According to The Ascent, a personal finance service by The Motley Fool that rates and reviews products for everyday money matters, at the start of May 2011 - just a couple of years after the creation of Bitcoin - you could have bought approximately 286 Bitcoins for $1,000.
At the time, the Bitcoins weren't worth much - but now? Well, now 286 Bitcoins would be worth millions.
The Ascent's Matt Frankel explains: "At the start of May 2011, Bitcoin was trading for approximately $3.50 (that isn't a typo).
"So, $1,000 would have bought approximately 286 Bitcoins, not counting any transaction costs. As of April 27, 2021, Bitcoin trades for $54,680.
"That means 286 Bitcoins would be worth approximately $15.6 million today, assuming you held on to them for the past 10 years."
So as of 8 May, when the article was published, your few hundred Bitcoins would make you a multi-millionaire.
That is, of course, if you're able to access your Bitcoins - which is the problem one man has been facing.
Stefan Thomas hit headlines after he revealed he had just two more tries to access 7,002 Bitcoin - equivalent to almost $239 million (£175m) back in January when the news broke - that is stored away on a small hard drive called an IronKey.
The hard drive allows users 10 attempts before it packs in and encrypts the content forever - Thomas has entered eight incorrect passwords, meaning he's got just two left.
Thomas misplaced the password back in 2012, and it seems as though he's used the nine years since to work through his loss.
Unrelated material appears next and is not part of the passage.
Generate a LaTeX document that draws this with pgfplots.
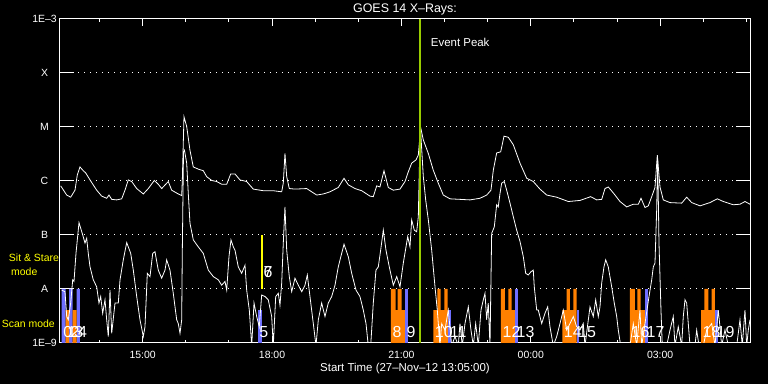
\documentclass[border=0pt]{standalone}
\usepackage{fontspec}
\setmainfont{Liberation Sans}
\usepackage{pgfplots}
\pgfplotsset{compat=1.18}
\definecolor{obsorange}{RGB}{255,128,0}
\definecolor{obsblue}{RGB}{110,110,255}
\definecolor{peakgreen}{RGB}{153,204,0}
\definecolor{sityellow}{RGB}{255,255,0}
\newcommand{\lab}[3]{\node[white, font=\fontsize{16}{16}\selectfont, anchor=west, inner sep=0pt] at (axis cs:#1,#2) {#3};}
\begin{document}
\begin{tikzpicture}
\path[use as bounding box, fill=black] (0,0) rectangle (768bp,384bp);
\begin{axis}[
  at={(60bp,41bp)}, anchor=south west,
  width=690bp, height=324bp, scale only axis,
  xmin=13.0833, xmax=29.0833, ymin=-9, ymax=-3,
  clip mode=individual,
  axis line style={white, line width=1bp},
  xtick={15,18,21,24,27},
  xticklabels={15:00,18:00,21:00,00:00,03:00},
  minor xtick={14,16,17,19,20,22,23,25,26,28,29},
  ytick={-9,-8,-7,-6,-5,-4,-3},
  yticklabels={1E–9,A,B,C,M,X,1E–3},
  major tick length=6.7bp, minor tick length=3.3bp,
  ytick style={/pgfplots/major tick length=14bp},
  tick style={white, line width=1bp},
  ymajorgrids,
  major grid style={white, line width=1bp, dash pattern=on 1bp off 5bp},
  ticklabel style={white, font=\fontsize{10.5}{12}\selectfont},
  yticklabel style={anchor=center, xshift=-15.5bp},
  xticklabel style={anchor=center, yshift=-12bp},
  every axis title shift=0pt,
  title={GOES 14 X–Rays:},
  title style={white, font=\fontsize{12.5}{14}\selectfont, at={(axis description cs:0.5,1)}, anchor=center, yshift=9.5bp},
  xlabel={Start Time (27–Nov–12 13:05:00)},
  xlabel style={white, font=\fontsize{11.5}{13}\selectfont, at={(axis description cs:0.5,0)}, anchor=center, yshift=-25.3bp},
]
% observation bars
\addplot[fill=obsblue, draw=none] coordinates {(13.123,-9) (13.123,-8) (13.215,-8) (13.215,-9) (13.292,-9) (13.292,-8) (13.378,-8) (13.378,-9) (13.466,-9) (13.466,-8) (13.547,-8) (13.547,-9)} --cycle;
\addplot[fill=obsorange, draw=none] coordinates {(13.215,-9) (13.215,-8.39) (13.292,-8.39) (13.292,-9) (13.378,-9) (13.378,-8.39) (13.466,-8.39) (13.466,-9)} --cycle;
\addplot[fill=obsblue, draw=none] coordinates {(17.667,-9) (17.667,-8.39) (17.760,-8.39) (17.760,-9)} --cycle;
\addplot[fill=obsorange, draw=none] coordinates {(20.758,-9) (20.758,-8) (20.868,-8) (20.868,-8.39) (20.914,-8.39) (20.914,-8) (21.007,-8) (21.007,-8.39) (21.083,-8.39) (21.083,-9)} --cycle;
\addplot[fill=obsblue, draw=none] coordinates {(21.083,-9) (21.083,-8) (21.153,-8) (21.153,-9)} --cycle;
\addplot[fill=obsorange, draw=none] coordinates {(21.739,-9) (21.739,-8.39) (21.832,-8.39) (21.832,-8) (21.911,-8) (21.911,-8.39) (21.994,-8.39) (21.994,-8) (22.073,-8) (22.073,-8.39) (22.087,-8.39) (22.087,-9)} --cycle;
\addplot[fill=obsblue, draw=none] coordinates {(22.087,-9) (22.087,-8.39) (22.150,-8.39) (22.150,-9)} --cycle;
\addplot[fill=obsorange, draw=none] coordinates {(23.309,-9) (23.309,-8) (23.402,-8) (23.402,-8.39) (23.478,-8.39) (23.478,-8) (23.557,-8) (23.557,-8.39) (23.634,-8.39) (23.634,-9)} --cycle;
\addplot[fill=obsblue, draw=none] coordinates {(23.634,-9) (23.634,-8) (23.696,-8) (23.696,-9)} --cycle;
\addplot[fill=obsorange, draw=none] coordinates {(24.730,-9) (24.730,-8.39) (24.832,-8.39) (24.832,-8) (24.909,-8) (24.909,-8.39) (24.986,-8.39) (24.986,-8) (25.064,-8) (25.064,-9)} --cycle;
\addplot[fill=obsblue, draw=none] coordinates {(25.064,-9) (25.064,-8.39) (25.118,-8.39) (25.118,-9)} --cycle;
\addplot[fill=obsorange, draw=none] coordinates {(26.300,-9) (26.300,-8) (26.416,-8) (26.416,-8.39) (26.470,-8.39) (26.470,-8) (26.548,-8) (26.548,-8.39) (26.648,-8.39) (26.648,-9)} --cycle;
\addplot[fill=obsblue, draw=none] coordinates {(26.648,-9) (26.648,-8) (26.711,-8) (26.711,-9)} --cycle;
\addplot[fill=obsorange, draw=none] coordinates {(27.947,-9) (27.947,-8.39) (28.023,-8.39) (28.023,-8) (28.116,-8) (28.116,-8.39) (28.195,-8.39) (28.195,-8) (28.271,-8) (28.271,-9)} --cycle;
\addplot[fill=obsblue, draw=none] coordinates {(28.271,-9) (28.271,-8.39) (28.334,-8.39) (28.334,-9)} --cycle;
% sit & stare marker
\addplot[sityellow, line width=2bp] coordinates {(17.767,-8) (17.767,-7)};
% long channel (1-8 A)
\addplot[white, line width=0.8bp, mark=none] table {
13.099 -6.09
13.238 -6.26
13.331 -6.30
13.431 -6.17
13.484 -5.89
13.547 -5.74
13.623 -5.81
13.679 -5.85
13.779 -5.98
13.934 -6.17
14.050 -6.28
14.166 -6.32
14.219 -6.26
14.282 -6.34
14.398 -6.35
14.514 -6.33
14.590 -6.17
14.667 -5.98
14.746 -6.01
14.862 -6.14
15.015 -6.24
15.131 -6.14
15.270 -5.99
15.362 -6.06
15.441 -6.14
15.594 -6.01
15.673 -6.17
15.826 -6.24
15.905 -6.27
15.919 -6.01
15.958 -4.81
16.021 -4.99
16.097 -5.43
16.174 -5.74
16.290 -5.78
16.406 -5.81
16.485 -5.92
16.601 -5.99
16.717 -6.01
16.833 -6.06
16.949 -6.06
17.041 -5.87
17.141 -5.87
17.257 -5.98
17.412 -6.01
17.565 -6.15
17.797 -6.18
18.029 -6.18
18.224 -6.20
18.261 -6.04
18.300 -5.49
18.340 -5.92
18.400 -6.14
18.532 -6.15
18.804 -6.14
18.880 -6.18
19.036 -6.26
19.189 -6.24
19.344 -6.20
19.536 -6.12
19.669 -5.95
19.768 -6.07
19.924 -6.14
20.079 -6.18
20.271 -6.28
20.348 -6.29
20.427 -6.09
20.503 -6.11
20.596 -5.81
20.696 -6.12
20.812 -6.17
20.967 -6.15
21.083 -6.01
21.160 -5.83
21.238 -5.67
21.338 -5.61
21.392 -5.52
21.447 -5.01
21.508 -5.24
21.624 -5.49
21.739 -5.80
21.855 -6.04
21.971 -6.26
22.126 -6.33
22.358 -6.34
22.590 -6.35
22.822 -6.32
22.978 -6.26
23.077 -6.17
23.131 -5.80
23.209 -5.48
23.302 -5.46
23.379 -5.17
23.479 -5.19
23.595 -5.33
23.750 -5.67
23.906 -5.95
24.058 -6.01
24.213 -6.15
24.369 -6.26
24.601 -6.30
24.870 -6.38
25.141 -6.36
25.389 -6.29
25.528 -6.35
25.644 -6.34
25.721 -6.14
25.797 -6.11
25.913 -6.22
26.069 -6.38
26.224 -6.48
26.377 -6.43
26.493 -6.43
26.556 -6.32
26.648 -6.49
26.725 -6.46
26.804 -6.29
26.880 -6.12
26.934 -5.52
26.996 -6.11
27.073 -6.35
27.228 -6.40
27.499 -6.41
27.615 -6.30
27.731 -6.40
27.924 -6.46
28.155 -6.40
28.325 -6.33
28.464 -6.38
28.696 -6.44
28.851 -6.43
28.967 -6.38
29.083 -6.43
};
% short channel (0.5-4 A)
\addplot[white, line width=0.8bp, mark=none] table {
13.123 -8.02
13.199 -8.05
13.239 -8.51
13.276 -8.57
13.331 -8.26
13.378 -7.83
13.408 -7.86
13.454 -7.34
13.524 -6.77
13.610 -7.00
13.663 -7.15
13.702 -7.06
13.739 -7.34
13.779 -7.59
13.855 -7.83
13.934 -7.96
13.987 -8.26
14.027 -8.14
14.073 -8.45
14.127 -8.20
14.166 -8.57
14.203 -8.88
14.243 -8.02
14.282 -8.82
14.359 -8.26
14.435 -8.26
14.475 -7.83
14.551 -7.46
14.630 -7.14
14.723 -7.34
14.783 -7.65
14.862 -8.14
14.938 -8.57
15.015 -8.88
15.054 -8.70
15.108 -7.71
15.170 -7.77
15.233 -7.34
15.286 -7.31
15.362 -7.65
15.441 -7.80
15.518 -7.65
15.557 -7.46
15.634 -7.65
15.710 -8.08
15.789 -8.57
15.826 -8.64
15.866 -8.82
15.905 -8.57
15.919 -7.33
15.947 -5.46
15.970 -5.43
16.021 -5.67
16.058 -6.23
16.097 -6.78
16.174 -7.09
16.290 -7.22
16.406 -7.34
16.522 -7.65
16.638 -7.77
16.754 -7.83
16.833 -7.93
16.909 -7.86
16.949 -8.02
17.002 -7.40
17.048 -7.09
17.102 -7.22
17.141 -7.28
17.217 -7.59
17.296 -7.71
17.373 -7.56
17.412 -8.02
17.473 -8.39
17.528 -9.05
17.582 -8.26
17.644 -8.51
17.704 -8.70
17.760 -8.11
17.837 -8.14
17.913 -8.20
17.992 -8.51
18.029 -9.05
18.085 -8.14
18.145 -8.08
18.184 -8.30
18.224 -7.89
18.261 -7.15
18.300 -6.48
18.340 -7.28
18.400 -7.77
18.456 -8.05
18.532 -7.80
18.609 -7.93
18.688 -8.05
18.764 -7.93
18.818 -7.74
18.880 -8.14
18.957 -8.64
19.019 -9.05
19.073 -8.57
19.151 -8.26
19.228 -8.51
19.304 -8.26
19.383 -8.14
19.460 -7.93
19.536 -7.59
19.669 -7.17
19.768 -7.40
19.847 -7.71
19.947 -8.02
20.039 -8.14
20.116 -8.39
20.179 -8.64
20.232 -9.05
20.288 -9.05
20.348 -8.26
20.410 -7.65
20.464 -7.59
20.519 -7.28
20.580 -6.91
20.642 -7.28
20.719 -7.59
20.812 -7.93
20.891 -7.77
20.967 -7.96
21.044 -7.52
21.146 -7.03
21.199 -7.22
21.238 -6.72
21.299 -6.91
21.354 -6.94
21.392 -6.66
21.431 -5.24
21.447 -5.09
21.508 -5.92
21.563 -6.35
21.624 -6.72
21.702 -7.28
21.779 -7.96
21.832 -8.39
21.894 -9.05
21.934 -8.64
22.010 -8.76
22.087 -8.39
22.166 -9.05
22.242 -8.88
22.319 -9.05
22.358 -8.64
22.412 -9.05
22.474 -8.64
22.551 -8.33
22.613 -8.76
22.667 -9.05
22.722 -8.64
22.783 -9.05
22.845 -8.39
22.899 -8.20
22.938 -8.08
22.977 -8.57
23.014 -8.26
23.054 -9.05
23.093 -6.97
23.154 -6.85
23.209 -6.44
23.246 -6.48
23.286 -6.23
23.325 -6.04
23.385 -6.01
23.441 -6.17
23.518 -6.41
23.594 -6.66
23.673 -6.91
23.750 -7.12
23.826 -7.40
23.882 -7.71
23.942 -7.74
24.005 -7.68
24.058 -7.65
24.081 -7.96
24.137 -8.39
24.174 -8.39
24.253 -8.64
24.329 -8.45
24.392 -8.33
24.445 -8.70
24.522 -9.05
24.601 -8.88
24.677 -8.64
24.754 -8.39
24.832 -8.76
24.909 -8.64
24.986 -8.51
25.064 -8.70
25.141 -8.76
25.217 -8.64
25.257 -9.05
25.373 -8.33
25.449 -8.51
25.505 -8.20
25.565 -8.51
25.605 -8.33
25.644 -7.89
25.697 -7.59
25.737 -7.46
25.797 -7.59
25.876 -7.96
25.936 -8.26
25.992 -8.51
26.029 -8.76
26.085 -9.05
26.300 -9.05
26.377 -8.64
26.456 -9.05
26.532 -8.39
26.572 -9.05
26.648 -8.64
26.741 -8.14
26.804 -7.83
26.841 -7.59
26.880 -7.52
26.919 -6.54
26.943 -5.61
26.973 -7.15
27.019 -8.39
27.049 -9.05
27.151 -9.05
27.228 -8.76
27.304 -8.51
27.343 -9.05
27.420 -8.70
27.499 -9.05
27.536 -8.51
27.576 -8.20
27.615 -8.26
27.652 -8.64
27.692 -9.05
27.807 -9.05
27.847 -8.76
27.900 -9.05
28.000 -9.05
28.079 -8.76
28.195 -8.64
28.271 -9.05
28.348 -8.39
28.387 -8.70
28.426 -9.05
28.503 -8.76
28.580 -9.05
28.775 -9.05
28.851 -8.57
28.904 -9.05
28.967 -8.39
29.006 -9.05
29.044 -8.76
29.083 -8.57
};
% event peak
\addplot[peakgreen, line width=2bp] coordinates {(21.424,-9) (21.424,-3)};
\node[white, font=\fontsize{11.5}{13}\selectfont, anchor=west, inner sep=0pt] at (axis cs:21.679,-3.44) {Event Peak};
% observation numbers
\lab{13.157}{-8.80}{0}
\lab{13.250}{-8.80}{1}
\lab{13.327}{-8.80}{2}
\lab{13.412}{-8.80}{3}
\lab{13.501}{-8.80}{4}
\lab{17.702}{-8.80}{5}
\lab{17.802}{-7.69}{6}
\lab{17.802}{-7.69}{7}
\lab{20.793}{-8.80}{8}
\lab{21.118}{-8.80}{9}
\lab{21.774}{-8.80}{10}
\lab{22.122}{-8.80}{11}
\lab{23.344}{-8.80}{12}
\lab{23.669}{-8.80}{13}
\lab{24.765}{-8.80}{14}
\lab{25.099}{-8.80}{15}
\lab{26.335}{-8.80}{16}
\lab{26.683}{-8.80}{17}
\lab{27.982}{-8.80}{18}
\lab{28.306}{-8.80}{19}
% mode labels
\node[sityellow, font=\fontsize{10.5}{12}\selectfont, anchor=center, inner sep=0pt] at (axis cs:12.480,-7.43) {Sit \& Stare};
\node[sityellow, font=\fontsize{10.5}{12}\selectfont, anchor=center, inner sep=0pt] at (axis cs:12.255,-7.68) {mode};
\node[sityellow, font=\fontsize{10.5}{12}\selectfont, anchor=center, inner sep=0pt] at (axis cs:12.348,-8.65) {Scan mode};
\end{axis}
\end{tikzpicture}
\end{document}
Speaking to KGO-TV, Thomas, who lives in San Francisco, said: "There were sort of a couple weeks where I was just desperate, I don't have any other word to describe it.
"You sort of question your own self-worth.
"What kind of person loses something that important?"
He then went on to say 'time heals all wounds' and that he has 'made peace' with his loss.
He added: "It was actually a really big milestone in my life where, like, I sort of realised how I was going to define my self-worth going forward.
"It wasn't going to be about how much money I have in my bank account."